The Roman Empire weaponized Christianity through the codification and enforcement of beliefs for the maintenance and expansion of its power, and other expressions of empire continue to do so to this day. It is likely not an accident that persons who seem to be longing most for a full-blown return of some form of imperial Christianity are also those who are most strongly clinging to their own personal weapons. Imperial Christianity has conditioned them to believe that it is appropriate to use violent force to maintain and expand their misguided understanding of Christian power.

It is within this context that those of us who call ourselves Christian are ironically often the least like what Jesus is portrayed to be in the Gospels because we are more focused on what the institutional church tells us to believe than we are on what Jesus calls us to do and be in the world.

The codification and subsequent enforcement of beliefs and doctrines about the nature and being of the Mystery that we commonly refer to as God have more often than not been used to define who is in or out of the community rather than as a way to create beloved community for all. If fhe Sermon on the Mount is an accurate expression of Jesus’ vision for the world, Jesus would weep deeply at the sight of a church that claims to follow Jesus while using beliefs about him in order to exclude, control, and even violently and murderously conquer others rather than following the way of love, service, justice, and peacemaking.

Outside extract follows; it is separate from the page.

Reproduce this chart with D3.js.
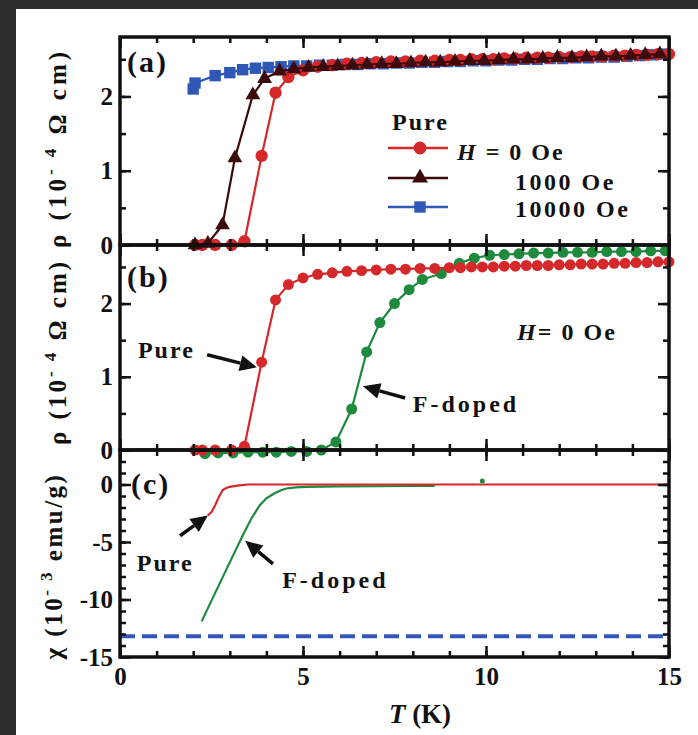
<!DOCTYPE html>
<html>
<head>
<meta charset="utf-8">
<script src="https://cdn.jsdelivr.net/npm/d3@7/dist/d3.min.js"></script>
<style>
  body { margin: 0; background: #fff; }
  text { font-family: "Liberation Serif", "Times New Roman", serif; font-weight: bold; fill: #111; }
</style>
</head>
<body>
<div id="chart"></div>
<script>
// ---- (a) pure sample, rho vs T in field (10^-4 ohm cm)
var tPure   = [2.05, 2.25, 2.6, 3.05, 3.4, 3.87, 4.25, 4.6, 5.0, 5.4, 5.8, 6.2, 6.6, 7.0, 7.4, 7.8, 8.2, 8.6, 9.0, 9.3,
               9.6, 9.9, 10.2, 10.5, 10.8, 11.1, 11.4, 11.7, 12.0, 12.3, 12.6, 12.9, 13.2, 13.5, 13.8, 14.1, 14.4, 14.7, 15.0];
var rhoPure = [0, 0, 0, 0, 0.05, 1.2, 2.05, 2.26, 2.35, 2.4, 2.42, 2.44, 2.45, 2.46, 2.47, 2.47, 2.48, 2.48, 2.49, 2.49,
               2.5, 2.5, 2.5, 2.51, 2.51, 2.52, 2.52, 2.52, 2.53, 2.53, 2.54, 2.54, 2.54, 2.55, 2.55, 2.56, 2.56, 2.57, 2.57];

var t1000   = [2.05, 2.4, 2.8, 3.14, 3.63, 3.95, 4.36, 4.75, 5.15, 5.55, 5.95, 6.35, 6.75, 7.15, 7.55, 7.95, 8.35,
               8.75, 9.15, 9.55, 9.95, 10.35, 10.75, 11.15, 11.55, 11.95, 12.35, 12.75, 13.15, 13.55, 13.95, 14.35, 14.75];
var rho1000 = [0, 0.02, 0.27, 1.17, 2.02, 2.24, 2.34, 2.37, 2.39, 2.4, 2.41, 2.42, 2.43, 2.44, 2.44, 2.45, 2.46,
               2.46, 2.47, 2.48, 2.48, 2.49, 2.5, 2.5, 2.51, 2.52, 2.52, 2.53, 2.54, 2.54, 2.55, 2.56, 2.57];

var t10000   = [2.0, 2.05, 2.6, 3.0, 3.35, 3.7, 4.05, 4.4, 4.75, 5.1, 5.45, 5.8, 6.15, 6.5, 6.85, 7.2, 7.55, 7.9, 8.25,
                8.6, 8.95, 9.3, 9.65, 10.0, 10.35, 10.7, 11.05, 11.4, 11.75, 12.1, 12.45, 12.8, 13.15, 13.5, 13.85, 14.2, 14.55, 14.9];
var rho10000 = [2.1, 2.18, 2.28, 2.32, 2.36, 2.38, 2.39, 2.4, 2.41, 2.41, 2.42, 2.42, 2.43, 2.43, 2.44, 2.44, 2.45, 2.45, 2.46,
                2.46, 2.47, 2.47, 2.48, 2.48, 2.49, 2.49, 2.5, 2.5, 2.51, 2.51, 2.52, 2.52, 2.53, 2.53, 2.54, 2.55, 2.56, 2.57];

// ---- (b) F-doped, H = 0
var tDoped   = [2.32, 2.68, 3.09, 3.5, 3.9, 4.27, 4.68, 5.1, 5.5, 5.9, 6.33, 6.74, 7.1, 7.5, 7.9, 8.26, 8.78, 9.27,
                9.68, 10.1, 10.5, 10.9, 11.3, 11.7, 12.1, 12.5, 12.9, 13.3, 13.7, 14.1, 14.5, 14.9];
var rhoDoped = [-0.05, -0.04, -0.04, -0.03, -0.03, -0.03, -0.02, -0.02, 0, 0.11, 0.56, 1.34, 1.74, 2.0, 2.19, 2.33, 2.41, 2.55,
                2.62, 2.66, 2.67, 2.68, 2.69, 2.69, 2.7, 2.7, 2.7, 2.71, 2.71, 2.71, 2.72, 2.72];

// ---- (c) susceptibility (10^-3 emu/g)
var tChiPure = [2.4, 2.5, 2.6, 2.7, 2.8, 2.9, 3.0, 3.2, 3.5, 4, 5, 6, 7, 8, 9, 10, 11, 12, 13, 14, 15];
var chiPure  = [-2.7, -2.4, -1.8, -1.1, -0.5, -0.3, -0.2, -0.1, 0, 0, 0, 0, 0, 0, 0, 0, 0, 0, 0, 0, 0];
var tChiDoped = [2.23, 2.5, 2.8, 3.1, 3.36, 3.6, 3.82, 4.0, 4.2, 4.4, 4.55, 4.8, 5.1, 6, 7, 8, 8.6];
var chiDoped  = [-11.9, -10.1, -8.1, -6.1, -4.4, -2.9, -1.8, -1.2, -0.8, -0.5, -0.35, -0.25, -0.2, -0.17, -0.15, -0.13, -0.12];
var chiFullShield = -13.2;

var xTicks = [0, 5, 10, 15];
var rhoTicks = [0, 1, 2];
var chiTicks = [0, -5, -10, -15];

var red = '#d4282a', maroon = '#3d0b0b', blue = '#2f57b6', green = '#1e8a3e';

var width = 698, height = 735;
var left = 120, right = 669;

var svg = d3.select('#chart').append('svg')
    .attr('width', width)
    .attr('height', height);

svg.append('rect').attr('width', width).attr('height', height).attr('fill', '#fff');
svg.append('rect').attr('width', width).attr('height', 9).attr('fill', '#2e2e2e');
svg.append('rect').attr('width', 16).attr('height', height).attr('fill', '#2e2e2e');

var x = d3.scaleLinear().domain([0, 15]).range([left, right]);
var yA = d3.scaleLinear().domain([0, 2.8]).range([245, 37]);
var yB = d3.scaleLinear().domain([0, 2.8]).range([450, 245]);
var yC = d3.scaleLinear().domain([-15, 3]).range([657, 450]);

// plain hyphen for negatives, like the original figure
var fmt = function(d) { return String(d); };

function zip(xs, ys) { return xs.map(function(v, i) { return [v, ys[i]]; }); }

function frame(y, yMinor, yMajor, showX) {
    var g = svg.append('g');
    var y0 = y.range()[0], y1 = y.range()[1];
    var axes = [
        [d3.axisBottom(x).tickValues(d3.range(0, 16)).tickSize(-6), y0, 0],
        [d3.axisTop(x).tickValues(d3.range(0, 16)).tickSize(-6), y1, 0],
        [d3.axisBottom(x).tickValues(xTicks).tickSize(-11), y0, 1],
        [d3.axisTop(x).tickValues(xTicks).tickSize(-11), y1, 0]
    ];
    axes.forEach(function(a) {
        var ax = g.append('g').attr('transform', 'translate(0,' + a[1] + ')')
            .call(a[0].tickPadding(10).tickFormat(a[2] && showX ? fmt : ''));
        ax.select('.domain').remove();
    });
    var yaxes = [
        [d3.axisLeft(y).tickValues(yMinor).tickSize(-6), left, 0],
        [d3.axisRight(y).tickValues(yMinor).tickSize(-6), right, 0],
        [d3.axisLeft(y).tickValues(yMajor).tickSize(-11), left, 1],
        [d3.axisRight(y).tickValues(yMajor).tickSize(-11), right, 0]
    ];
    yaxes.forEach(function(a) {
        var ax = g.append('g').attr('transform', 'translate(' + a[1] + ',0)')
            .call(a[0].tickPadding(7).tickFormat(a[2] ? fmt : ''));
        ax.select('.domain').remove();
    });
    g.selectAll('.tick line').attr('stroke', '#111').attr('stroke-width', 2.5);
    g.selectAll('.tick text').attr('font-size', 25).attr('fill', '#111')
        .style('font-family', '"Liberation Serif", serif').style('font-weight', 'bold');
    g.append('rect').attr('x', left).attr('y', y1).attr('width', right - left).attr('height', y0 - y1)
        .attr('fill', 'none').attr('stroke', '#111').attr('stroke-width', 3.5);
}

function series(y, xs, ys, color, marker, size) {
    var data = zip(xs, ys);
    var line = d3.line().x(function(d) { return x(d[0]); }).y(function(d) { return y(d[1]); });
    svg.append('path').datum(data).attr('d', line)
        .attr('fill', 'none').attr('stroke', color).attr('stroke-width', 2.2);
    if (!marker) return;
    svg.append('g').selectAll('path').data(data).enter().append('path')
        .attr('transform', function(d) { return 'translate(' + x(d[0]) + ',' + y(d[1]) + ')'; })
        .attr('d', d3.symbol().type(marker).size(size))
        .attr('fill', color);
}

function arrow(y, from, to) {
    var x0 = x(from[0]), y0 = y(from[1]), x1 = x(to[0]), y1 = y(to[1]);
    var a = Math.atan2(y1 - y0, x1 - x0), L = 17, W = 8;
    var bx = x1 - L * Math.cos(a), by = y1 - L * Math.sin(a);
    svg.append('line').attr('x1', x0).attr('y1', y0).attr('x2', bx).attr('y2', by)
        .attr('stroke', '#111').attr('stroke-width', 3.5);
    svg.append('path')
        .attr('d', 'M' + x1 + ',' + y1 +
            'L' + (bx + W * Math.sin(a)) + ',' + (by - W * Math.cos(a)) +
            'L' + (bx - W * Math.sin(a)) + ',' + (by + W * Math.cos(a)) + 'Z')
        .attr('fill', '#111');
}

function label(px, py, str, size, spacing) {
    return svg.append('text').attr('x', px).attr('y', py)
        .attr('font-size', size).attr('letter-spacing', spacing).text(str);
}

// ----- panel (a)
series(yA, t10000, rho10000, blue, d3.symbolSquare, 130);
series(yA, tPure, rhoPure, red, d3.symbolCircle, 120);
series(yA, t1000, rho1000, maroon, d3.symbolTriangle, 95);
frame(yA, d3.range(0, 2.8, 0.5), rhoTicks, false);

// ----- panel (b)
series(yB, tDoped, rhoDoped, green, d3.symbolCircle, 95);
series(yB, tPure, rhoPure, red, d3.symbolCircle, 95);
frame(yB, d3.range(0, 2.8, 0.5), rhoTicks, false);

// ----- panel (c)
svg.append('line').attr('x1', x(0)).attr('x2', x(15)).attr('y1', yC(chiFullShield)).attr('y2', yC(chiFullShield))
    .attr('stroke', '#3457b8').attr('stroke-width', 4).attr('stroke-dasharray', '15,7');
series(yC, tChiDoped, chiDoped, green, null);
series(yC, tChiPure, chiPure, red, null);
svg.append('circle').attr('cx', x(9.9)).attr('cy', yC(0.3)).attr('r', 2.5).attr('fill', green);
frame(yC, d3.range(-15, 3.1, 1), chiTicks, true);

// ----- panel letters
label(127, 72, '(a)', 30, 2);
label(127, 287, '(b)', 30, 2);
label(131, 494, '(c)', 30, 2);

// ----- legend (a)
label(392, 130, 'Pure', 24, 2);
var legend = [[red, d3.symbolCircle, 130, 148], [maroon, d3.symbolTriangle, 110, 178], [blue, d3.symbolSquare, 130, 207]];
legend.forEach(function(l) {
    svg.append('line').attr('x1', 388).attr('x2', 448).attr('y1', l[3]).attr('y2', l[3])
        .attr('stroke', l[0]).attr('stroke-width', 2.5);
    svg.append('path').attr('transform', 'translate(420,' + l[3] + ')')
        .attr('d', d3.symbol().type(l[1]).size(l[2])).attr('fill', l[0]);
});
var h = label(457, 160, '', 24, 2);
h.append('tspan').style('font-style', 'italic').text('H');
h.append('tspan').text(' =  0 Oe');
label(515, 190, '1000 Oe', 24, 2.5);
label(515, 217, '10000 Oe', 24, 2.5);

// ----- annotations (b)
label(x(0.49), yB(1.26), 'Pure', 24, 2);
arrow(yB, [2.38, 1.30], [3.74, 1.13]);
label(x(8.0), yB(0.52), 'F-doped', 24, 3);
arrow(yB, [7.79, 0.71], [6.64, 0.87]);
var h0 = label(x(10.85), yB(1.5), '', 24, 2);
h0.append('tspan').style('font-style', 'italic').text('H');
h0.append('tspan').text('= 0 Oe');

// ----- annotations (c)
label(x(0.46), yC(-7.5), 'Pure', 24, 2);
arrow(yC, [1.64, -4.46], [2.4, -2.7]);
label(x(4.43), yC(-9.0), 'F-doped', 24, 3);
arrow(yC, [4.18, -6.9], [3.42, -4.9]);

// ----- axis titles
function ylabel(px, py, pre, sup, post, spacing) {
    var t = svg.append('text').attr('transform', 'translate(' + px + ',' + py + ') rotate(-90)')
        .attr('text-anchor', 'middle').attr('font-size', 25).attr('letter-spacing', spacing);
    t.append('tspan').text(pre);
    t.append('tspan').attr('font-size', 17).attr('dy', -10).text(sup);
    t.append('tspan').attr('dy', 10).text(post);
}
ylabel(66, 148, 'ρ (10', '- 4', ' Ω cm)', 4);
ylabel(66, 352, 'ρ (10', '- 4', ' Ω cm)', 3);
ylabel(62, 566, 'χ (10', '- 3', ' emu/g)', 2.5);

var tk = svg.append('text').attr('x', 420).attr('y', 723).attr('text-anchor', 'middle').attr('font-size', 27);
tk.append('tspan').style('font-style', 'italic').text('T');
tk.append('tspan').text(' (K)');
</script>
</body>
</html>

The world needs the shared values and actions for love, peace, and justice of the Sermon on the Mount much more than the world needs to conform to the beliefs and doctrines of the Nicene Creed. The Good News is that we are all created for Beloved Community, not adherence to Christian dogma.

When religions require conformity of belief, they become more about controlling lives for the sake of religious institutions and their political patrons than about transforming lives for the sake of Beloved Community. The shared values of mutual respect, loving kindness, and justice for all are much more important for the creation of Beloved Community than uniformity of religious belief.

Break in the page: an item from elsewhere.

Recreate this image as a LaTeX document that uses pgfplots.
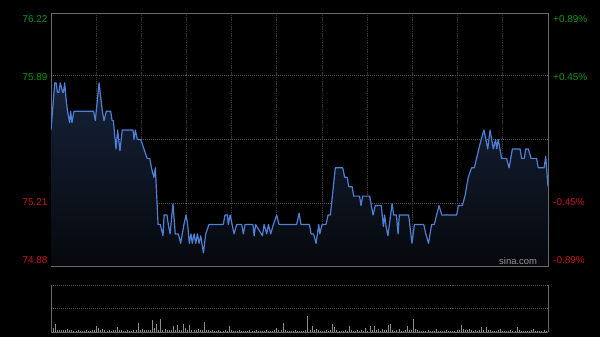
\documentclass[border=0pt]{standalone}
\usepackage{pgfplots}
\pgfplotsset{compat=1.18}
\usepackage{fontspec}
\setmainfont{Liberation Sans}
\definecolor{upg}{RGB}{16,150,16}
\definecolor{dnr}{RGB}{200,20,20}
\definecolor{ln}{RGB}{78,128,214}
\definecolor{fr}{RGB}{105,105,105}
\definecolor{vg}{RGB}{48,48,48}
\definecolor{hg}{RGB}{85,85,85}
\definecolor{pc}{RGB}{115,115,115}
\definecolor{vb}{RGB}{140,140,140}
\definecolor{ftop}{RGB}{22,34,58}
\definecolor{fbot}{RGB}{6,8,12}
\pgfplotstableread{
x y
0 75.60
1.8 75.85
2.5 75.85
3.1 75.80
3.8 75.80
4.5 75.85
5.6 75.80
6.0 75.80
6.6 75.85
7.4 75.75
8.0 75.70
9.0 75.64
9.5 75.70
10.1 75.64
11.1 75.70
20.6 75.70
21.4 75.65
23.2 75.85
24.8 75.70
25.6 75.65
26.7 75.70
28.8 75.70
29.5 75.65
30.1 75.65
31.4 75.50
32.2 75.60
33.3 75.49
34.4 75.60
39.6 75.60
40.1 75.55
40.7 75.60
41.7 75.55
43.3 75.55
45.2 75.49
46.4 75.45
47.7 75.45
48.5 75.40
49.7 75.35
50.4 75.40
51.7 75.10
52.8 75.10
54.1 75.04
54.6 75.15
56.0 75.15
56.8 75.09
57.5 75.05
58.9 75.21
60.0 75.05
61.5 75.05
62.6 75.00
63.4 75.05
64.2 75.10
65.2 75.15
66.0 75.10
66.8 75.00
67.6 75.05
68.2 75.00
69.1 75.05
69.9 75.00
70.7 75.05
71.5 75.00
72.3 75.04
73.6 74.95
74.7 75.05
76.3 75.10
83.2 75.10
84.0 75.15
85.2 75.15
85.6 75.10
86.5 75.15
88.4 75.05
89.7 75.10
92.1 75.10
92.9 75.05
93.7 75.10
97.5 75.10
98.1 75.04
98.8 75.10
102.1 75.04
102.9 75.10
104.2 75.05
105.0 75.10
106.1 75.05
107.4 75.10
109.0 75.15
110.1 75.10
118.6 75.10
119.8 75.16
120.7 75.10
124.8 75.10
125.6 75.05
126.8 75.05
128.0 75.00
129.3 75.10
129.8 75.05
130.9 75.10
132.8 75.10
133.8 75.15
134.9 75.15
137.3 75.40
140.9 75.40
141.8 75.35
143.0 75.35
143.8 75.30
145.4 75.30
146.2 75.25
149.0 75.25
149.7 75.20
150.5 75.25
153.9 75.25
155.5 75.15
156.6 75.20
159.5 75.20
160.5 75.09
161.1 75.15
161.8 75.09
162.7 75.04
163.4 75.10
164.7 75.21
165.5 75.15
166.8 75.15
167.6 75.05
168.2 75.15
172.7 75.15
174.3 75.00
175.5 75.10
180.0 75.10
181.0 75.05
182.3 75.00
183.8 75.10
185.1 75.10
186.2 75.15
187.4 75.20
188.7 75.15
195.9 75.15
196.7 75.20
198.6 75.20
199.9 75.25
201.5 75.35
203.1 75.40
204.4 75.40
205.5 75.45
206.6 75.50
207.7 75.55
209.1 75.60
210.9 75.50
212.0 75.60
213.6 75.50
214.7 75.55
215.2 75.50
216.0 75.55
217.6 75.45
220.0 75.45
221.2 75.40
222.8 75.50
226.5 75.50
227.3 75.45
228.6 75.45
229.2 75.50
230.5 75.50
231.8 75.45
234.5 75.45
235.3 75.40
238.1 75.40
238.9 75.46
240 75.30
}\pricetab
\pgfplotstableread{
x y
0 11
1 4
2 7.7
3 2
4 2
5 1.5
6 1.5
7 2
8 3
9 2
10 1.5
11 1
12 1
13 1.5
14 1
15 1
16 1
17 1.5
18 1
19 1
20 1.5
21 2
22 6
23 4
24 2
25 3
26 1.5
27 1
28 1.5
29 1
30 1.5
31 2
32 5.3
33 2
34 1.5
35 1
36 1
37 1.5
38 1
39 1
40 1.5
41 2
42 8.7
43 2
44 3
45 1.5
46 1.5
47 2
48 2
49 12
50 3.5
51 8
52 2
53 12.7
54 2
55 3
56 2
57 1.5
58 2
59 6
60 2
61 7
62 2
63 2
64 7.7
65 3.5
66 2
67 7
68 2
69 1.5
70 1.5
71 3
72 2
73 1.5
74 10
75 2
76 1.5
77 1
78 1.5
79 1
80 1
81 1.5
82 1
83 1
84 1.5
85 1
86 6.3
87 1.5
88 1
89 1
90 1
91 1.5
92 1
93 1
94 1
95 1
96 1.5
97 1
98 1
99 1.5
100 1
101 1
102 1
103 1
104 1.5
105 1
106 1
107 1
108 1.5
109 4.3
110 1.5
111 2
112 9.3
113 1.5
114 1
115 1
116 1
117 1
118 1.5
119 1
120 1
121 1
122 1
123 1.5
124 16
125 2
126 6.3
127 1.5
128 2.5
129 1.5
130 1
131 1
132 1
133 1.5
134 1
135 2
136 8
137 5
138 1.5
139 1
140 1
141 1
142 1.5
143 1
144 6.3
145 1.5
146 1
147 1
148 2
149 1
150 1.5
151 1
152 3.5
153 1
154 6.3
155 1.5
156 6.3
157 1.5
158 2.7
159 1
160 3
161 1.5
162 1.5
163 7
164 7.7
165 1.5
166 1
167 1.5
168 3
169 1
170 1
171 1.5
172 6.3
173 2
174 2
175 13
176 3
177 1.5
178 1
179 1
180 1
181 1
182 1.5
183 1
184 1
185 1
186 2.7
187 1
188 1
189 1
190 1
191 1.5
192 1
193 1
194 1
195 1
196 1.5
197 2
198 7
199 3
200 1.5
201 1.5
202 2.7
203 1.5
204 1
205 1.5
206 1
207 2
208 4.7
209 2
210 4.7
211 2
212 1.5
213 1
214 1
215 1
216 1.5
217 2.5
218 1
219 1
220 1
221 1
222 1.5
223 1
224 1
225 4.7
226 1.5
227 1
228 1
229 1
230 1
231 1
232 1.5
233 2.5
234 1
235 1
236 1
237 1
238 1.5
239 1
240 1
}\voltab
\begin{document}
\begin{tikzpicture}
\fill[black] (0,0) rectangle (600bp,337bp);
\path[use as bounding box] (0,0) rectangle (600bp,337bp);
\begin{axis}[at={(51bp,71bp)}, anchor=south west, scale only axis,
  width=497bp, height=253bp,
  xmin=0, xmax=240, ymin=74.88, ymax=76.22,
  xtick={21.818,43.636,65.455,87.273,109.091,130.909,152.727,174.545,196.364,218.182},
  xticklabels={}, ytick={75.89,75.21}, yticklabels={},
  major tick length=0,
  xmajorgrids, ymajorgrids,
  x grid style={vg, dash pattern=on 1.5pt off 0.8pt, line width=0.9pt},
  y grid style={hg, dash pattern=on 0.8pt off 1.2pt, line width=0.6pt},
  extra y ticks={75.55}, extra y tick labels={},
  extra y tick style={major grid style={pc, dash pattern=on 3pt off 1pt on 0.8pt off 1pt, line width=0.6pt}},
  axis line style={fr, line width=0.8pt}]
\addplot[draw=none, top color=ftop, bottom color=fbot] table[x=x,y=y] {\pricetab} |- (axis cs:0,74.88) -- cycle;
\addplot[ln, line width=1.2pt, line join=round] table[x=x,y=y] {\pricetab};
\end{axis}
\begin{axis}[at={(51bp,5bp)}, anchor=south west, scale only axis,
  width=497bp, height=47bp,
  xmin=0, xmax=240, ymin=0, ymax=47,
  xtick=\empty, ytick=\empty, axis line style={draw=none}, clip=false]
\draw[hg, dash pattern=on 0.8pt off 1.2pt, line width=0.6pt] (axis cs:0,47) -- (axis cs:240,47);
\draw[hg, dash pattern=on 0.8pt off 1.2pt, line width=0.6pt] (axis cs:0,23.5) -- (axis cs:240,23.5);
\addplot[ycomb, vb, line width=0.7pt, mark=none] table[x=x,y=y] {\voltab};
\draw[fr, line width=0.8pt] (axis cs:0,0) -- (axis cs:240,0);
\draw[fr, line width=0.8pt] (axis cs:0,0) -- (axis cs:0,47);
\draw[fr, line width=0.8pt] (axis cs:240,0) -- (axis cs:240,47);
\end{axis}
\begin{scope}[every node/.style={inner sep=0pt, font=\fontsize{10}{12}\selectfont}]
\node[anchor=east, text=upg] at (47.7bp,318.2bp) {76.22};
\node[anchor=east, text=upg] at (47.7bp,260bp) {75.89};
\node[anchor=east, text=dnr] at (47.7bp,134.5bp) {75.21};
\node[anchor=east, text=dnr] at (47.7bp,77bp) {74.88};
\node[anchor=west, text=upg] at (553bp,318.2bp) {+0.89\%};
\node[anchor=west, text=upg] at (553bp,260bp) {+0.45\%};
\node[anchor=west, text=dnr] at (553bp,134.5bp) {-0.45\%};
\node[anchor=west, text=dnr] at (553bp,77bp) {-0.89\%};
\node[anchor=west, text={rgb,255:red,150;green,150;blue,150}, font=\fontsize{9.5}{11}\selectfont] at (499bp,75.5bp) {sina.com};
\end{scope}
\end{tikzpicture}
\end{document}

The obsession with right religious belief has led to persecution, inquisitions, executions, crusades, religious wars, colonialism, and genocide. We don’t need to be right about our religious beliefs. We need be right about how we love one another and how we do justice with one another; and if we really believe in religious freedom, we will stop coercing others to share our religious beliefs.

I am agnostic about beliefs in the nature and being of God and find our human attempts to define God infinitesimally too small to adequately symbolize the Mystery of the Cosmos; but I am a firm believer in the way and values of Jesus that call us to love God, love our neighbors, love our enemies, be peacemakers, bring good news to those in poverty, liberate the oppressed, bring healing to the sick, provide food and drink for the hungry and thirsty, be present with those in prison, welcome the refugee and the stranger, protect the most vulnerable, turn over the tables of corruption, resist the power of empire, and bring justice to all creation.

The well-being, survival, and flourishing of humanity and other species of life on earth do not depend on us all having the same religious beliefs; but they do require at least some level of shared commitment to doing no harm, expressing compassion, and working for justice for all. Together, may we find the wisdom and courage to make it so, no matter how we orient ourselves to religion or to religious beliefs.